* Begin *
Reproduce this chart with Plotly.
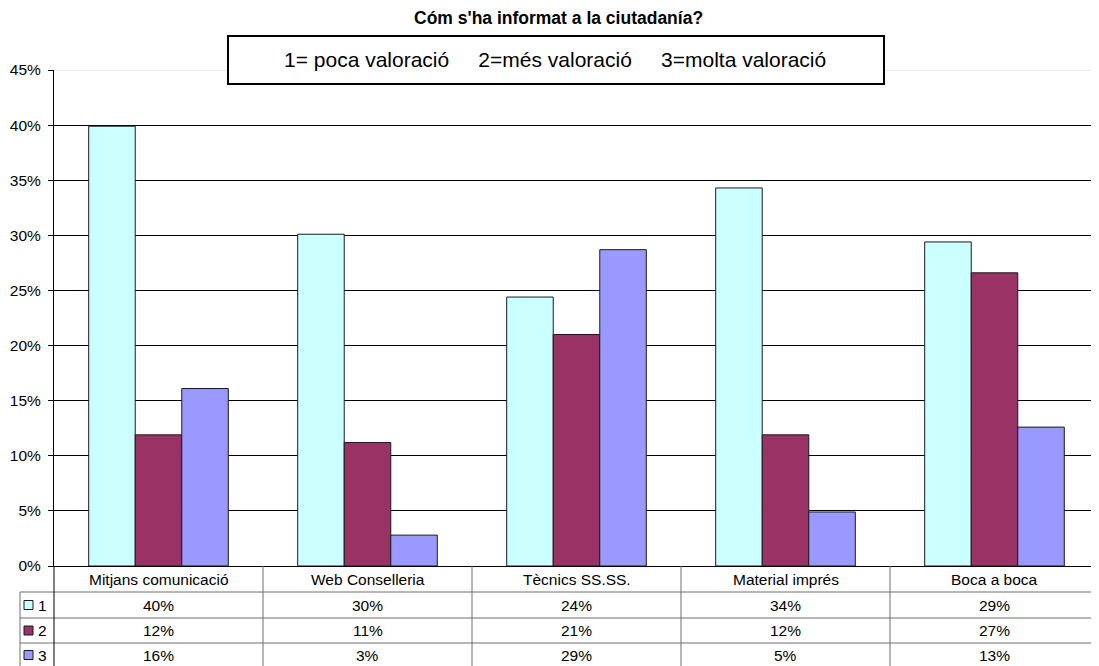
import plotly.graph_objects as go

categories = ["Mitjans comunicació", "Web Conselleria", "Tècnics SS.SS.", "Material imprés", "Boca a boca"]
series_names = ["1", "2", "3"]
values_1 = [39.9, 30.1, 24.4, 34.3, 29.4]
values_2 = [11.9, 11.2, 21.0, 11.9, 26.6]
values_3 = [16.1, 2.8, 28.7, 4.9, 12.6]
tick_vals = [0, 5, 10, 15, 20, 25, 30, 35, 40, 45]
tick_text = [f"{v}%" for v in tick_vals]
colors = ["#CCFFFF", "#993366", "#9999FF"]
title_text = "Cóm s'ha informat a la ciutadanía?"
NB = "\u00a0"
box_text = ("1= poca valoració" + NB * 5 + "2=més valoració" + NB * 5 + "3=molta valoració")

# page body has an 8px margin; the figure is sized to fill the rest of the window
OFF = 8
W, H = 1099 - OFF, 666 - OFF
L, R, T, B = 54 - OFF, 0, 70 - OFF, 100
PW, PH = W - L - R, H - T - B
FONT = "Liberation Sans, Arial, sans-serif"


def px(x):
    # window pixel -> paper x
    return (x - OFF - L) / PW


def py(y):
    # window pixel -> paper y
    return (H - B - (y - OFF)) / PH


all_series = [values_1, values_2, values_3]
fig = go.Figure()
for name, vals, col in zip(series_names, all_series, colors):
    fig.add_trace(go.Bar(x=categories, y=vals, name=name,
                         marker=dict(color=col, line=dict(color="#1a1a1a", width=1))))

shapes = []
annotations = []

# top light gridline
shapes.append(dict(type="line", xref="paper", yref="y", x0=0, x1=1, y0=45, y1=45,
                   line=dict(color="#d4d4d4", width=1)))

# title box
shapes.append(dict(type="rect", xref="paper", yref="paper", x0=px(228), x1=px(884), y0=py(84), y1=py(36),
                   line=dict(color="black", width=2), fillcolor="white", layer="above"))
annotations.append(dict(xref="paper", yref="paper", x=px(555), y=py(60), text=box_text, showarrow=False,
                        font=dict(size=21, color="black", family=FONT), xanchor="center", yanchor="middle"))
annotations.append(dict(xref="paper", yref="paper", x=px(558), y=py(18), text="<b>" + title_text + "</b>",
                        showarrow=False, font=dict(size=17.5, color="black", family=FONT),
                        xanchor="center", yanchor="middle"))

# data table
n = len(categories)
row_lines = [592, 618, 643, 667]
header_mid = (566 + 592) / 2
row_mids = [(row_lines[i] + row_lines[i + 1]) / 2 for i in range(3)]
grid_col = "#6e6e6e"
for yl in row_lines[:3]:
    shapes.append(dict(type="line", xref="paper", yref="paper", x0=px(20), x1=1, y0=py(yl), y1=py(yl),
                       line=dict(color=grid_col, width=1)))
shapes.append(dict(type="line", xref="paper", yref="paper", x0=px(20), x1=px(20), y0=py(592), y1=py(667),
                   line=dict(color=grid_col, width=1)))
shapes.append(dict(type="line", xref="paper", yref="paper", x0=0, x1=0, y0=0, y1=py(667),
                   line=dict(color="black", width=1)))
for k in range(1, n + 1):
    xk = k / n if k < n else 1 - 0.5 / PW
    shapes.append(dict(type="line", xref="paper", yref="paper", x0=xk, x1=xk, y0=0, y1=py(667),
                       line=dict(color=grid_col, width=1)))
for i, c in enumerate(categories):
    annotations.append(dict(xref="paper", yref="paper", x=(i + 0.5) / n, y=py(header_mid), text=c,
                            showarrow=False, font=dict(size=15.5, color="black", family=FONT),
                            xanchor="center", yanchor="middle"))
for r, (name, vals, col) in enumerate(zip(series_names, all_series, colors)):
    ym = row_mids[r]
    shapes.append(dict(type="rect", xref="paper", yref="paper", x0=px(24), x1=px(33), y0=py(ym + 4.5),
                       y1=py(ym - 4.5), fillcolor=col, line=dict(color="#1a1a1a", width=1)))
    annotations.append(dict(xref="paper", yref="paper", x=px(36), y=py(ym), text=name, showarrow=False,
                            font=dict(size=15.5, color="black", family=FONT), xanchor="left", yanchor="middle"))
    for i, v in enumerate(vals):
        annotations.append(dict(xref="paper", yref="paper", x=(i + 0.5) / n, y=py(ym), text=f"{round(v)}%",
                                showarrow=False, font=dict(size=15.5, color="black", family=FONT),
                                xanchor="center", yanchor="middle"))

fig.update_layout(
    width=W, height=H,
    margin=dict(l=L, r=R, t=T, b=B, pad=0),
    paper_bgcolor="white", plot_bgcolor="white",
    barmode="group", bargap=0.332, bargroupgap=0,
    showlegend=False,
    font=dict(family=FONT, size=15.5, color="black"),
    xaxis=dict(showticklabels=False, showgrid=False, ticks="", showline=True, linecolor="black",
               linewidth=1, zeroline=False, range=[-0.5, n - 0.5]),
    yaxis=dict(range=[0, 45], tickvals=tick_vals, ticktext=tick_text, showgrid=True, gridcolor="black",
               gridwidth=1, showline=True, linecolor="black", linewidth=1, ticks="outside", ticklen=5,
               tickcolor="black", zeroline=False, ticklabelstandoff=4,
               tickfont=dict(size=15.5, family=FONT, color="black")),
    shapes=shapes,
    annotations=annotations,
)

fig.write_html("out.html")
* End *
> [What is required] Word for word, quote the full listing, omitting every picture.

> [Exercise response]
Reproduce this chart with Plotly.
import plotly.graph_objects as go

categories = ["Mitjans comunicació", "Web Conselleria", "Tècnics SS.SS.", "Material imprés", "Boca a boca"]
series_names = ["1", "2", "3"]
values_1 = [39.9, 30.1, 24.4, 34.3, 29.4]
values_2 = [11.9, 11.2, 21.0, 11.9, 26.6]
values_3 = [16.1, 2.8, 28.7, 4.9, 12.6]
tick_vals = [0, 5, 10, 15, 20, 25, 30, 35, 40, 45]
tick_text = [f"{v}%" for v in tick_vals]
colors = ["#CCFFFF", "#993366", "#9999FF"]
title_text = "Cóm s'ha informat a la ciutadanía?"
NB = "\u00a0"
box_text = ("1= poca valoració" + NB * 5 + "2=més valoració" + NB * 5 + "3=molta valoració")

# page body has an 8px margin; the figure is sized to fill the rest of the window
OFF = 8
W, H = 1099 - OFF, 666 - OFF
L, R, T, B = 54 - OFF, 0, 70 - OFF, 100
PW, PH = W - L - R, H - T - B
FONT = "Liberation Sans, Arial, sans-serif"


def px(x):
    # window pixel -> paper x
    return (x - OFF - L) / PW


def py(y):
    # window pixel -> paper y
    return (H - B - (y - OFF)) / PH


all_series = [values_1, values_2, values_3]
fig = go.Figure()
for name, vals, col in zip(series_names, all_series, colors):
    fig.add_trace(go.Bar(x=categories, y=vals, name=name,
                         marker=dict(color=col, line=dict(color="#1a1a1a", width=1))))

shapes = []
annotations = []

# top light gridline
shapes.append(dict(type="line", xref="paper", yref="y", x0=0, x1=1, y0=45, y1=45,
                   line=dict(color="#d4d4d4", width=1)))

# title box
shapes.append(dict(type="rect", xref="paper", yref="paper", x0=px(228), x1=px(884), y0=py(84), y1=py(36),
                   line=dict(color="black", width=2), fillcolor="white", layer="above"))
annotations.append(dict(xref="paper", yref="paper", x=px(555), y=py(60), text=box_text, showarrow=False,
                        font=dict(size=21, color="black", family=FONT), xanchor="center", yanchor="middle"))
annotations.append(dict(xref="paper", yref="paper", x=px(558), y=py(18), text="<b>" + title_text + "</b>",
                        showarrow=False, font=dict(size=17.5, color="black", family=FONT),
                        xanchor="center", yanchor="middle"))

# data table
n = len(categories)
row_lines = [592, 618, 643, 667]
header_mid = (566 + 592) / 2
row_mids = [(row_lines[i] + row_lines[i + 1]) / 2 for i in range(3)]
grid_col = "#6e6e6e"
for yl in row_lines[:3]:
    shapes.append(dict(type="line", xref="paper", yref="paper", x0=px(20), x1=1, y0=py(yl), y1=py(yl),
                       line=dict(color=grid_col, width=1)))
shapes.append(dict(type="line", xref="paper", yref="paper", x0=px(20), x1=px(20), y0=py(592), y1=py(667),
                   line=dict(color=grid_col, width=1)))
shapes.append(dict(type="line", xref="paper", yref="paper", x0=0, x1=0, y0=0, y1=py(667),
                   line=dict(color="black", width=1)))
for k in range(1, n + 1):
    xk = k / n if k < n else 1 - 0.5 / PW
    shapes.append(dict(type="line", xref="paper", yref="paper", x0=xk, x1=xk, y0=0, y1=py(667),
                       line=dict(color=grid_col, width=1)))
for i, c in enumerate(categories):
    annotations.append(dict(xref="paper", yref="paper", x=(i + 0.5) / n, y=py(header_mid), text=c,
                            showarrow=False, font=dict(size=15.5, color="black", family=FONT),
                            xanchor="center", yanchor="middle"))
for r, (name, vals, col) in enumerate(zip(series_names, all_series, colors)):
    ym = row_mids[r]
    shapes.append(dict(type="rect", xref="paper", yref="paper", x0=px(24), x1=px(33), y0=py(ym + 4.5),
                       y1=py(ym - 4.5), fillcolor=col, line=dict(color="#1a1a1a", width=1)))
    annotations.append(dict(xref="paper", yref="paper", x=px(36), y=py(ym), text=name, showarrow=False,
                            font=dict(size=15.5, color="black", family=FONT), xanchor="left", yanchor="middle"))
    for i, v in enumerate(vals):
        annotations.append(dict(xref="paper", yref="paper", x=(i + 0.5) / n, y=py(ym), text=f"{round(v)}%",
                                showarrow=False, font=dict(size=15.5, color="black", family=FONT),
                                xanchor="center", yanchor="middle"))

fig.update_layout(
    width=W, height=H,
    margin=dict(l=L, r=R, t=T, b=B, pad=0),
    paper_bgcolor="white", plot_bgcolor="white",
    barmode="group", bargap=0.332, bargroupgap=0,
    showlegend=False,
    font=dict(family=FONT, size=15.5, color="black"),
    xaxis=dict(showticklabels=False, showgrid=False, ticks="", showline=True, linecolor="black",
               linewidth=1, zeroline=False, range=[-0.5, n - 0.5]),
    yaxis=dict(range=[0, 45], tickvals=tick_vals, ticktext=tick_text, showgrid=True, gridcolor="black",
               gridwidth=1, showline=True, linecolor="black", linewidth=1, ticks="outside", ticklen=5,
               tickcolor="black", zeroline=False, ticklabelstandoff=4,
               tickfont=dict(size=15.5, family=FONT, color="black")),
    shapes=shapes,
    annotations=annotations,
)

fig.write_html("out.html")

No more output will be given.